YOUR OBJECTIVE –
Lines with "What matplotlib code" and "plt.rcParams['lines.scale_dashes'] = False" mark the range, both included. Reproduce exactly that stretch, without pictures.

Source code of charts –
● ● ● ● ●

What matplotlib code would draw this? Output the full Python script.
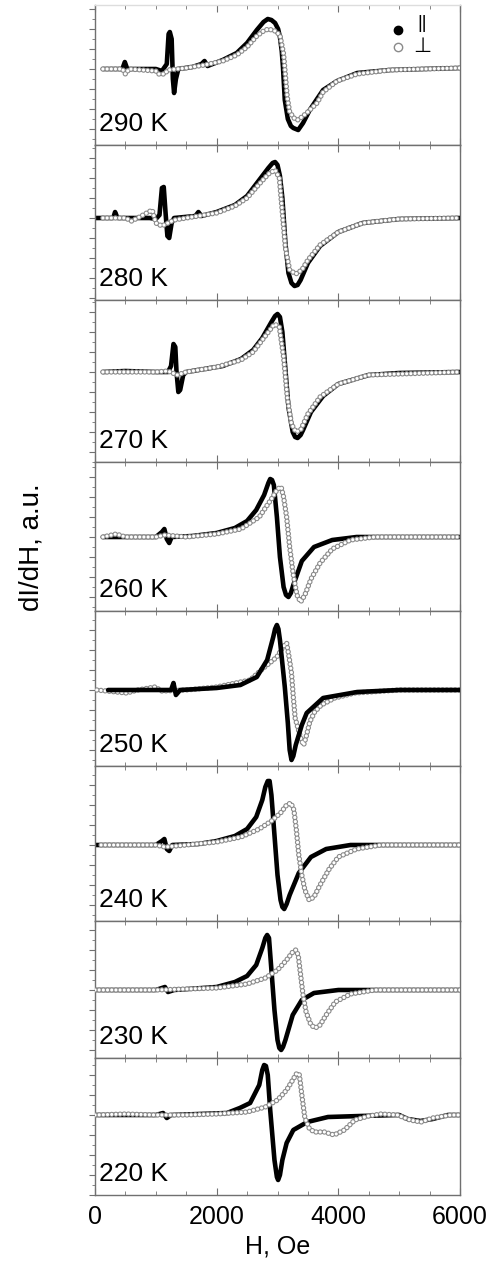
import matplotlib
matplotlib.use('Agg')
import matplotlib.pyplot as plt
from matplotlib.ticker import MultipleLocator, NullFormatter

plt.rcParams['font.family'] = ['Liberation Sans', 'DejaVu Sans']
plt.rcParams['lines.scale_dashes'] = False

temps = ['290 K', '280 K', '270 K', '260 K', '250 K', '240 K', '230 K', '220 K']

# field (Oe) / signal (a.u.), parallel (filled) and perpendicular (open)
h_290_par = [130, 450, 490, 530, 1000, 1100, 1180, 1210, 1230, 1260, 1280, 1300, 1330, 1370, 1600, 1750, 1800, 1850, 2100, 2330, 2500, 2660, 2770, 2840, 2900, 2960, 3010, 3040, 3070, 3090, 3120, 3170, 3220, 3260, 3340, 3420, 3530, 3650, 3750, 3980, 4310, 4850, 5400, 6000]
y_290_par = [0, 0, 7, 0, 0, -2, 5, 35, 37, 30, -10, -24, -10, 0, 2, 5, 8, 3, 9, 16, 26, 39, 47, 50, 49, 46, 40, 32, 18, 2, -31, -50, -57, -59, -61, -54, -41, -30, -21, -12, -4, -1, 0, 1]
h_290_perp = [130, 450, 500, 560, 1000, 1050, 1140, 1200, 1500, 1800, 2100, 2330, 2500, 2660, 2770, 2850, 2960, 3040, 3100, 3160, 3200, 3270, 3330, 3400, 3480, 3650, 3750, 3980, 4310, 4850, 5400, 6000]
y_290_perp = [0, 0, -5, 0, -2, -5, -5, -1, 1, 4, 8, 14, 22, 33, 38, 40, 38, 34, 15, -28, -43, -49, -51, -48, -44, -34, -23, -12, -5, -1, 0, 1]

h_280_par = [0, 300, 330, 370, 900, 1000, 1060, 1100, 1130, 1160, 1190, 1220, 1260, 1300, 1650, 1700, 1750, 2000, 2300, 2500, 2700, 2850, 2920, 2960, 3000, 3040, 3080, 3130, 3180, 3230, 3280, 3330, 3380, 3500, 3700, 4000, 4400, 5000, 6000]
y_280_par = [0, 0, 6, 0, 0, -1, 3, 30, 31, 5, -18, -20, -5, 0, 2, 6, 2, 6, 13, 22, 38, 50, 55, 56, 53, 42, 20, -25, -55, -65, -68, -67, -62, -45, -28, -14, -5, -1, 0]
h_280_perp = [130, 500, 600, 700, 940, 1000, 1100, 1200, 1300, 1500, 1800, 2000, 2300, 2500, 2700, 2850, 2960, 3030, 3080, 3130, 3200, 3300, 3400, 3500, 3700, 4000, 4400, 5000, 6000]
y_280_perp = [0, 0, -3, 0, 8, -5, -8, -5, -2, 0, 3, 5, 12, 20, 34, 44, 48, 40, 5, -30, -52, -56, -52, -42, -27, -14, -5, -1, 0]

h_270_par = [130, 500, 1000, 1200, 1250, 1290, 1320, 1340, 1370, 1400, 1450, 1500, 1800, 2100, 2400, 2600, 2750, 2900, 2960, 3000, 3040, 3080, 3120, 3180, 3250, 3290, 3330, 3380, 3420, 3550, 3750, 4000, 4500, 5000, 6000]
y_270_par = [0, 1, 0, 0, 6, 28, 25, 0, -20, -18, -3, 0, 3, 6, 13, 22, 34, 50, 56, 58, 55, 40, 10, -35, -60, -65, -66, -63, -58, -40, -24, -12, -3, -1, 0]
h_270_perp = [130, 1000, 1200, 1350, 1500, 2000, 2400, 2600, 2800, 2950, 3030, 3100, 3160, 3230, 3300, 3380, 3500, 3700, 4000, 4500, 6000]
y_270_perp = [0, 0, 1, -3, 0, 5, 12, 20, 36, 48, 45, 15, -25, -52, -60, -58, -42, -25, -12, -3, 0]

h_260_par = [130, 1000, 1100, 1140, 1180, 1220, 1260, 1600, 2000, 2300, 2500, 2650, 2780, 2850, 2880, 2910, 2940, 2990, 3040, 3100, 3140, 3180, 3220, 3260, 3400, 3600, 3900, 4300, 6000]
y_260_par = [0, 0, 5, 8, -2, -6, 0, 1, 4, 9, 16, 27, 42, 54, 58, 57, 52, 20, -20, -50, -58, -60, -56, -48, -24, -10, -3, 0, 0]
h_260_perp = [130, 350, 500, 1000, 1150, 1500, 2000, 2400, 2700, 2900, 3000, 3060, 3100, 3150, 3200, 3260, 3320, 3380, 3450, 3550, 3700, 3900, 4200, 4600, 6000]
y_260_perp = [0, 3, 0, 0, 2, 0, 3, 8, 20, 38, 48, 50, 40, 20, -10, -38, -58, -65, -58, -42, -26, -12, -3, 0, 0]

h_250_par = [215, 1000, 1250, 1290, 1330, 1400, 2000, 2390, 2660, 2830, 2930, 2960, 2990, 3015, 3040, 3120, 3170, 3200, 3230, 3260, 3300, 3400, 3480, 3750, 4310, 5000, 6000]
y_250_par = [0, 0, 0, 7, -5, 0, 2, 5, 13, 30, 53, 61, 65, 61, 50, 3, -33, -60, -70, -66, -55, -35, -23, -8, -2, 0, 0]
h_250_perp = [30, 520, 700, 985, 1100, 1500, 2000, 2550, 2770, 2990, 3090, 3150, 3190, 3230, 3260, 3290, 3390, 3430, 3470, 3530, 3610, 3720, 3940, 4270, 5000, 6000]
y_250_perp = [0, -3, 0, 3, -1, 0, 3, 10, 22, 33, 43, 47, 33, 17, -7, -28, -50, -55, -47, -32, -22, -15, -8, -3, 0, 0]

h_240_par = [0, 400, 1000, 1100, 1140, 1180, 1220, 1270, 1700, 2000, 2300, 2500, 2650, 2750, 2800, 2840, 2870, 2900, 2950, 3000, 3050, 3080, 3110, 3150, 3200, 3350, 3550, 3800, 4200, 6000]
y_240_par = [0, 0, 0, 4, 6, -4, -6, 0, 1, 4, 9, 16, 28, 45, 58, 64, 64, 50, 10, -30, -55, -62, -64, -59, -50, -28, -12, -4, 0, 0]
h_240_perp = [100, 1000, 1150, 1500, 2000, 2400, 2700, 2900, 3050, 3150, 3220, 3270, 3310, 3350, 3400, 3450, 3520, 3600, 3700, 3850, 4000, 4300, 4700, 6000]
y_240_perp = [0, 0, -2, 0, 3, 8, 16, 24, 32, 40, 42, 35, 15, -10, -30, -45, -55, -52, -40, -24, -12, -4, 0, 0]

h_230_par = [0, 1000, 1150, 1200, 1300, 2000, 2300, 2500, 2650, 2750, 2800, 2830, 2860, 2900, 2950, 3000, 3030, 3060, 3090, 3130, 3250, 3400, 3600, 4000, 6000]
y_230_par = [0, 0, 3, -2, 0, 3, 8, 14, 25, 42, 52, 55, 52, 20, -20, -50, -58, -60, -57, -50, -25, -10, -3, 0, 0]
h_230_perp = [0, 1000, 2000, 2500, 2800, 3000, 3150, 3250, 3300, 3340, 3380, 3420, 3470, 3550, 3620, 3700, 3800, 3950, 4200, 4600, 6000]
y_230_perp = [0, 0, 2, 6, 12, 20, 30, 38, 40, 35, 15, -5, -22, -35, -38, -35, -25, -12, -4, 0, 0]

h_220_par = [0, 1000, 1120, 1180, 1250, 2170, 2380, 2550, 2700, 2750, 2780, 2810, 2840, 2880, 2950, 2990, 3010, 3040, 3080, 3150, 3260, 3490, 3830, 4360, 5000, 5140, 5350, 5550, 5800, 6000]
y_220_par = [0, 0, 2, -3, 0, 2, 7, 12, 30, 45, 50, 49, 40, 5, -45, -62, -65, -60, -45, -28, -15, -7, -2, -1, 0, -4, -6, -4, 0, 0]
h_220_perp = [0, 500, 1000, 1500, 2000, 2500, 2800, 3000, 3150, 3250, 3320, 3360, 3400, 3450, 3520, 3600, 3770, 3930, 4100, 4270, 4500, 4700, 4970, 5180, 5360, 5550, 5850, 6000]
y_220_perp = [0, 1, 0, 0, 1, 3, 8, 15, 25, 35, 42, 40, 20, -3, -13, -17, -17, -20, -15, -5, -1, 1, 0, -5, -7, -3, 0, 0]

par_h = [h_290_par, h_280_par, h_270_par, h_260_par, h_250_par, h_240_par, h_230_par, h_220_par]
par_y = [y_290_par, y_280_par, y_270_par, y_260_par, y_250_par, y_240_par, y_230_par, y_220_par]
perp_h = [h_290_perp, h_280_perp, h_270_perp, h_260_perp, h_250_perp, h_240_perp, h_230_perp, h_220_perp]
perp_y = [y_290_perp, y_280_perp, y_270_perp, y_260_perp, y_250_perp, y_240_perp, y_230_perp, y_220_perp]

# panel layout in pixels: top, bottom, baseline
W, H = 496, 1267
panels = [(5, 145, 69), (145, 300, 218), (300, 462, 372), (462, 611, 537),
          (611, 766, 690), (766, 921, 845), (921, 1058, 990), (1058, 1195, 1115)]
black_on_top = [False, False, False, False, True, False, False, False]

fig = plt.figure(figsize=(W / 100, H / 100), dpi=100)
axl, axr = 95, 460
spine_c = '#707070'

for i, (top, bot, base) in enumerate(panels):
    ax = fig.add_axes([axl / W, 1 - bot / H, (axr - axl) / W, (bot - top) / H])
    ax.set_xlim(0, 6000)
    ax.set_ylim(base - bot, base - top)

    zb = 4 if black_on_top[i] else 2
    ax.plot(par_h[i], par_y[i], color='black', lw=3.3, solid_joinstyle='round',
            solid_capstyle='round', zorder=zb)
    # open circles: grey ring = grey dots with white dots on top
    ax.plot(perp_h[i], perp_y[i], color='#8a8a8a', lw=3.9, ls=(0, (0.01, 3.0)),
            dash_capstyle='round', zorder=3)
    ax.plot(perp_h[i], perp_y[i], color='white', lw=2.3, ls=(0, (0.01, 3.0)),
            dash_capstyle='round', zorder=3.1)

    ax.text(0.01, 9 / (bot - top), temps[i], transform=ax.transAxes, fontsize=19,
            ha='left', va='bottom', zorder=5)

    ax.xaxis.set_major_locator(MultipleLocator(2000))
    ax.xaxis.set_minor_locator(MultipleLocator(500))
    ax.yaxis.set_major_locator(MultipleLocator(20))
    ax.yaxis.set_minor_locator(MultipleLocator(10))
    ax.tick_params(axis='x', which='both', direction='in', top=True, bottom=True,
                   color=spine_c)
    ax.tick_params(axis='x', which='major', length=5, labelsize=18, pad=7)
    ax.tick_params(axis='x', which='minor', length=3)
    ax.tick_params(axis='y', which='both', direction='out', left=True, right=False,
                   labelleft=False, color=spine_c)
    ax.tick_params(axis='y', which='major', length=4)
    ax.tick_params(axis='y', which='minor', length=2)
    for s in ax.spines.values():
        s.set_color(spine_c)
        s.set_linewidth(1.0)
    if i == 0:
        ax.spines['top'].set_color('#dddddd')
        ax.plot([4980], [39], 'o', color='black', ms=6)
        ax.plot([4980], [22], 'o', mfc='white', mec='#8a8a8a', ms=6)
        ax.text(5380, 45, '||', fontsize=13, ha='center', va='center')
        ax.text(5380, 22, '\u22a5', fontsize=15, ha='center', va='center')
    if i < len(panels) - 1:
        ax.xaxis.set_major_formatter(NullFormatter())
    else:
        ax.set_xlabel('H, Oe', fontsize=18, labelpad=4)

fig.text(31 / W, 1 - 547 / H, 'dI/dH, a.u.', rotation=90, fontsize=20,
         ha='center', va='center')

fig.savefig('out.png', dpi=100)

● ● ● ● ●

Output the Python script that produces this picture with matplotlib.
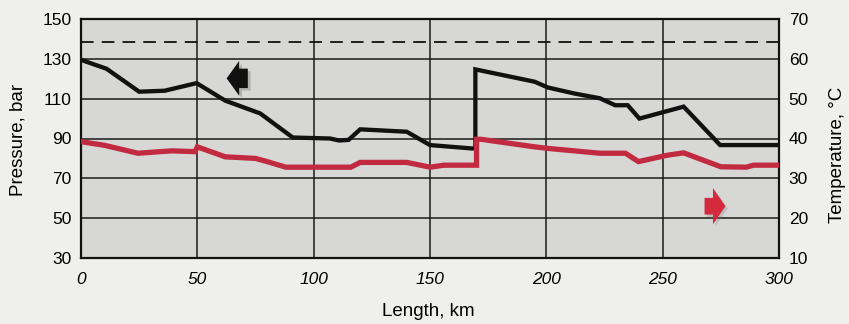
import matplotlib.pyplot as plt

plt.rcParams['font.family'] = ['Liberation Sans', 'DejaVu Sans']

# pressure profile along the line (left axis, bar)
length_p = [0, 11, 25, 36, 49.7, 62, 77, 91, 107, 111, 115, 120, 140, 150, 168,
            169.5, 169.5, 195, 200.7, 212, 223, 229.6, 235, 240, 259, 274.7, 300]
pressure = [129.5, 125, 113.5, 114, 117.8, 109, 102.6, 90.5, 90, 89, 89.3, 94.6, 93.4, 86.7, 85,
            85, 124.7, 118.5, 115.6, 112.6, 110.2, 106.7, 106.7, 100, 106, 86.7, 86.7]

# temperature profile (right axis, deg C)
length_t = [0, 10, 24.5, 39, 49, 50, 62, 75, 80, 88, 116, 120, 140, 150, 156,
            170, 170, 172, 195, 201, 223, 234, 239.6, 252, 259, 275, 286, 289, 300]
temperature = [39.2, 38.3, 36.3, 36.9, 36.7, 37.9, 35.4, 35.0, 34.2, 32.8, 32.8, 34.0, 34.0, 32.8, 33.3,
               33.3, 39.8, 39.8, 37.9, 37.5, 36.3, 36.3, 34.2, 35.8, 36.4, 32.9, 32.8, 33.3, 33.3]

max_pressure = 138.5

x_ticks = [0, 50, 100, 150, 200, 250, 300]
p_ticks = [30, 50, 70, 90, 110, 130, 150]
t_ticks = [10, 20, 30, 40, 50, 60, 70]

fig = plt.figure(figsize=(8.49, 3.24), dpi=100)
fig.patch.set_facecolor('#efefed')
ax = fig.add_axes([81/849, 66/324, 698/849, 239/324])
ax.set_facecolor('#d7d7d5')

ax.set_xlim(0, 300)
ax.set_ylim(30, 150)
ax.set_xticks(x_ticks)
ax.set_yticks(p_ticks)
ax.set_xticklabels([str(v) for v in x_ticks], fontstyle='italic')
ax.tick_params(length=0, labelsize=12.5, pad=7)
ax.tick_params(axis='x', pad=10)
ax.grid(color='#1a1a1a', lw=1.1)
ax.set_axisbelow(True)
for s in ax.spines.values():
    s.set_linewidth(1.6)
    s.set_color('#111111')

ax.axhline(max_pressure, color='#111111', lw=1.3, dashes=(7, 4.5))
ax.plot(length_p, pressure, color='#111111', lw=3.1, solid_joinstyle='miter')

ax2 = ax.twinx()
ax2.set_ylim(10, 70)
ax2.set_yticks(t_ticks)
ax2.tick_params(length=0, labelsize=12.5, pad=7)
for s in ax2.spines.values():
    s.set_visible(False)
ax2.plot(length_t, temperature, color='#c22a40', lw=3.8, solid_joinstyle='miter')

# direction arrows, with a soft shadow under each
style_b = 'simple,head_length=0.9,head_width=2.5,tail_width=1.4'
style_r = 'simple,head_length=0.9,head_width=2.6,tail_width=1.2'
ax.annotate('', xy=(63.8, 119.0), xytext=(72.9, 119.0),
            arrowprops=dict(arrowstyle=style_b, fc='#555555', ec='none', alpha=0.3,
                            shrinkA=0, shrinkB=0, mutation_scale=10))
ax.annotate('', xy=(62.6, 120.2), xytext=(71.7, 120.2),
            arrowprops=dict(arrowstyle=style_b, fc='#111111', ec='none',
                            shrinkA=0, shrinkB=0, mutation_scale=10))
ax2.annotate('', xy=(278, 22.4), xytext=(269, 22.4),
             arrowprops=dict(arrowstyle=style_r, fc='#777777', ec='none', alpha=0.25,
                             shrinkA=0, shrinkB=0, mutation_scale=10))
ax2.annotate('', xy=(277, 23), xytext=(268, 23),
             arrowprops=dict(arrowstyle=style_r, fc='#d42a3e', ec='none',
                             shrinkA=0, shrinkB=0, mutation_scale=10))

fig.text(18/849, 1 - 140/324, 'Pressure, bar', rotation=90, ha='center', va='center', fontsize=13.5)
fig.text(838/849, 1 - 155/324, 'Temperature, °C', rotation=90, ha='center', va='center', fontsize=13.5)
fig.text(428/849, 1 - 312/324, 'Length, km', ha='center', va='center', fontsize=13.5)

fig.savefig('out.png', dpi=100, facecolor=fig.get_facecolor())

● ● ● ● ●

EXERCISE ANSWER –
What matplotlib code would draw this? Output the full Python script.
import matplotlib
matplotlib.use('Agg')
import matplotlib.pyplot as plt
from matplotlib.ticker import MultipleLocator, NullFormatter

plt.rcParams['font.family'] = ['Liberation Sans', 'DejaVu Sans']
plt.rcParams['lines.scale_dashes'] = False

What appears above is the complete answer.